▶ [Given problem]: Extract the lines from the first one in the records below through the line containing "var trendY = [0.79, 2.145];", keeping both ends and leaving out any pictures.

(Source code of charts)
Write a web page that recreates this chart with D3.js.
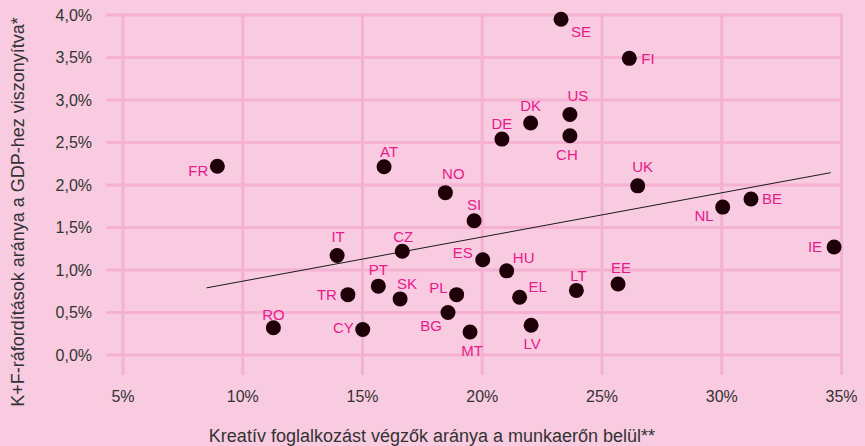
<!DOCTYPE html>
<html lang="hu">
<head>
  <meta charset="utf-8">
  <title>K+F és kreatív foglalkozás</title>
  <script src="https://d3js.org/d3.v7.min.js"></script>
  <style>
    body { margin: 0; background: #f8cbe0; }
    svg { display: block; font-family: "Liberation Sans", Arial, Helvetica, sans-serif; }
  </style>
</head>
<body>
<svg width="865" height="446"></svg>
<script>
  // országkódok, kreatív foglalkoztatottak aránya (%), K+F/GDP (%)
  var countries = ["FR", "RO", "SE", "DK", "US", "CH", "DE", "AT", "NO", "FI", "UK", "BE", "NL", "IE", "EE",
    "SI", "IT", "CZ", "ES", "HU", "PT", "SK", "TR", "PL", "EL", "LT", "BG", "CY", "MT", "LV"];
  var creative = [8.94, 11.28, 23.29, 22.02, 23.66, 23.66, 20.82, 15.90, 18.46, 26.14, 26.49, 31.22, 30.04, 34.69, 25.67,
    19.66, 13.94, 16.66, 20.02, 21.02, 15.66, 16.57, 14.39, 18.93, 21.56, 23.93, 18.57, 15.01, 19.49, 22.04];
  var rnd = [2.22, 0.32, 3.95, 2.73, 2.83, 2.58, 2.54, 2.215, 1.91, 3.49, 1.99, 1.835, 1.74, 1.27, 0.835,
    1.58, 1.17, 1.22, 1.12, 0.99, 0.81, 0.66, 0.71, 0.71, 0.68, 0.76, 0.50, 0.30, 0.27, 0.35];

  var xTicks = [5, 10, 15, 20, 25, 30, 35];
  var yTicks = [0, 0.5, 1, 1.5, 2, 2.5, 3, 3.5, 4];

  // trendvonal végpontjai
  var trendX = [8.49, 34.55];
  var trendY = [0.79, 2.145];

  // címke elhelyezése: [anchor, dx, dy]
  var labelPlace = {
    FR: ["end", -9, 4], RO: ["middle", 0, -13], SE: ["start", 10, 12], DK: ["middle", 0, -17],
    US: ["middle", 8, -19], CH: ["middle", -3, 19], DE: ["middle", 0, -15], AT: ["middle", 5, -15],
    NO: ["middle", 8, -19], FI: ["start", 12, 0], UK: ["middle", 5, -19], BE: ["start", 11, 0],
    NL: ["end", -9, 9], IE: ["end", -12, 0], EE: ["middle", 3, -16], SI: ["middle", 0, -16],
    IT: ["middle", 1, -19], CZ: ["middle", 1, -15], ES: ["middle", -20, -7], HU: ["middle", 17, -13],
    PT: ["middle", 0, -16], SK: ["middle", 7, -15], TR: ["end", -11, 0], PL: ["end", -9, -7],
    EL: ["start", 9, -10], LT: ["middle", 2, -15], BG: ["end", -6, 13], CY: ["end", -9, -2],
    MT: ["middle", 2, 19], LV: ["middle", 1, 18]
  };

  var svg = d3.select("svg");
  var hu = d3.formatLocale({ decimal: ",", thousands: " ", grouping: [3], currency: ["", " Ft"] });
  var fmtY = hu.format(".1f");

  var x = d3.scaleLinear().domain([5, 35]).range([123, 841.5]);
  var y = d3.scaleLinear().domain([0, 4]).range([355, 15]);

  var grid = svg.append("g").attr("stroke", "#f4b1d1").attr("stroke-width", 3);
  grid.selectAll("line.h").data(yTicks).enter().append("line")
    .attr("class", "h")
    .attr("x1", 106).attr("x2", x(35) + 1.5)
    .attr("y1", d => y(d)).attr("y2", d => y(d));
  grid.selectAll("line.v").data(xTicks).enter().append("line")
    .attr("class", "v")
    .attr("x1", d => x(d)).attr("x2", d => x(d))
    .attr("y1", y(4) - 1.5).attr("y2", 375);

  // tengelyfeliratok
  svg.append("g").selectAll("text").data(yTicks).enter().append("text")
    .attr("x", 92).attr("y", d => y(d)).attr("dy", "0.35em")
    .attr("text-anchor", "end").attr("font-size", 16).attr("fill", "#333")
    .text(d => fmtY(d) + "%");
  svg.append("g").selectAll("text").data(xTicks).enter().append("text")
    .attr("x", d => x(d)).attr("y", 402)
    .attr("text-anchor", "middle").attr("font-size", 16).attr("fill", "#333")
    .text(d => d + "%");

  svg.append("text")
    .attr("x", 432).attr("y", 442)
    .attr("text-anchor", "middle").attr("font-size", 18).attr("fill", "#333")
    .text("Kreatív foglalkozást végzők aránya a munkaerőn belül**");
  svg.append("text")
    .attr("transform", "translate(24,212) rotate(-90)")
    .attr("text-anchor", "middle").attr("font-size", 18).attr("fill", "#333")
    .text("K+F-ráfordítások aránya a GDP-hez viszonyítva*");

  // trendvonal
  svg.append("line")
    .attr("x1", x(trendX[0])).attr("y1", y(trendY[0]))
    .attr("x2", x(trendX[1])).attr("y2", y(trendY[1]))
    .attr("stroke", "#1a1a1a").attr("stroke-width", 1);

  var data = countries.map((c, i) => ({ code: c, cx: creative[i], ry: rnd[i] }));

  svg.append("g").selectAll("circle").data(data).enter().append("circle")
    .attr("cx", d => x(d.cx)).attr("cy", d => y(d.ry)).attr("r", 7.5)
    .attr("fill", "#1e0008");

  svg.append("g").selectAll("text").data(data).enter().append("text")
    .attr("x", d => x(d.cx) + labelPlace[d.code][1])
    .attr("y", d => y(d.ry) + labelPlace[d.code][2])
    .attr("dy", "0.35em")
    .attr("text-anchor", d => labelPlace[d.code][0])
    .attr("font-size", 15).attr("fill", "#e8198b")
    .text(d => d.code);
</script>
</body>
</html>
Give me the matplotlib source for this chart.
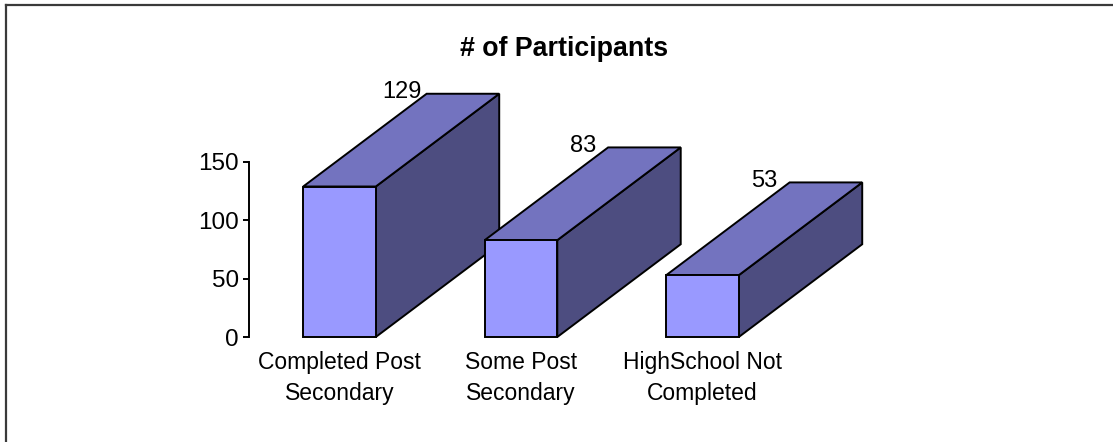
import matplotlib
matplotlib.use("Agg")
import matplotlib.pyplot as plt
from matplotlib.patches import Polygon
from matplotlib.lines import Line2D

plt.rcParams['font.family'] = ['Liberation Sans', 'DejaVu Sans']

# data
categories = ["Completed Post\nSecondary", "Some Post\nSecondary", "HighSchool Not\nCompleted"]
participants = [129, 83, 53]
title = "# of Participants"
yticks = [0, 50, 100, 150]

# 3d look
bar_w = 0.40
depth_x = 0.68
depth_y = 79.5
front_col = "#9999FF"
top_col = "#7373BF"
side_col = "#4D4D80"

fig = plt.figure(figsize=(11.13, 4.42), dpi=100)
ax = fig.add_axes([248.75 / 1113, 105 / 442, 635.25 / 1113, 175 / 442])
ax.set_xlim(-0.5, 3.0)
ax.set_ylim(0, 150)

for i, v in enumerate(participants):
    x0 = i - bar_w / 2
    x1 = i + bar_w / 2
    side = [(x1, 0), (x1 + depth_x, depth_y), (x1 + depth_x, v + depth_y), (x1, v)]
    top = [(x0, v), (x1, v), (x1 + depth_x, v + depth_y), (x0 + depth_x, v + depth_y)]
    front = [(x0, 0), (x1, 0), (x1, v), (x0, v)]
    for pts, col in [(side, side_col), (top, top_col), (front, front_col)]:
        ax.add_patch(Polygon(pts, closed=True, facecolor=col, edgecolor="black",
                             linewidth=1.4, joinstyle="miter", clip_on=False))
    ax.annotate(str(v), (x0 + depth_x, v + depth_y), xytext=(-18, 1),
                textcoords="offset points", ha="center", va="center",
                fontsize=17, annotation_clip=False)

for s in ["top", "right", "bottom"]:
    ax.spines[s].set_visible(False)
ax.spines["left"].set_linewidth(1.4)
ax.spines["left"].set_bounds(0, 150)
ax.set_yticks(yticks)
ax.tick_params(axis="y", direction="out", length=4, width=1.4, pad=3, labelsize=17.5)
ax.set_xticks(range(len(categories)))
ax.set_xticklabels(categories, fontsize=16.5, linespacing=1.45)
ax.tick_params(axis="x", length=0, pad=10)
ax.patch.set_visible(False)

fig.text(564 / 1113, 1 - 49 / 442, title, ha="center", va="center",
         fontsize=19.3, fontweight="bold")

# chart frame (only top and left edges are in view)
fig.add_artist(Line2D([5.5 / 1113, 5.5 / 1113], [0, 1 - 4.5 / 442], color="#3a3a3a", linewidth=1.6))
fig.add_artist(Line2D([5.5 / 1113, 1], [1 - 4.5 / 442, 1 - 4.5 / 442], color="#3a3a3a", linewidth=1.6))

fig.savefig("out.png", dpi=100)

▶ [The result]:
Write a web page that recreates this chart with D3.js.
<!DOCTYPE html>
<html lang="hu">
<head>
  <meta charset="utf-8">
  <title>K+F és kreatív foglalkozás</title>
  <script src="https://d3js.org/d3.v7.min.js"></script>
  <style>
    body { margin: 0; background: #f8cbe0; }
    svg { display: block; font-family: "Liberation Sans", Arial, Helvetica, sans-serif; }
  </style>
</head>
<body>
<svg width="865" height="446"></svg>
<script>
  // országkódok, kreatív foglalkoztatottak aránya (%), K+F/GDP (%)
  var countries = ["FR", "RO", "SE", "DK", "US", "CH", "DE", "AT", "NO", "FI", "UK", "BE", "NL", "IE", "EE",
    "SI", "IT", "CZ", "ES", "HU", "PT", "SK", "TR", "PL", "EL", "LT", "BG", "CY", "MT", "LV"];
  var creative = [8.94, 11.28, 23.29, 22.02, 23.66, 23.66, 20.82, 15.90, 18.46, 26.14, 26.49, 31.22, 30.04, 34.69, 25.67,
    19.66, 13.94, 16.66, 20.02, 21.02, 15.66, 16.57, 14.39, 18.93, 21.56, 23.93, 18.57, 15.01, 19.49, 22.04];
  var rnd = [2.22, 0.32, 3.95, 2.73, 2.83, 2.58, 2.54, 2.215, 1.91, 3.49, 1.99, 1.835, 1.74, 1.27, 0.835,
    1.58, 1.17, 1.22, 1.12, 0.99, 0.81, 0.66, 0.71, 0.71, 0.68, 0.76, 0.50, 0.30, 0.27, 0.35];

  var xTicks = [5, 10, 15, 20, 25, 30, 35];
  var yTicks = [0, 0.5, 1, 1.5, 2, 2.5, 3, 3.5, 4];

  // trendvonal végpontjai
  var trendX = [8.49, 34.55];
  var trendY = [0.79, 2.145];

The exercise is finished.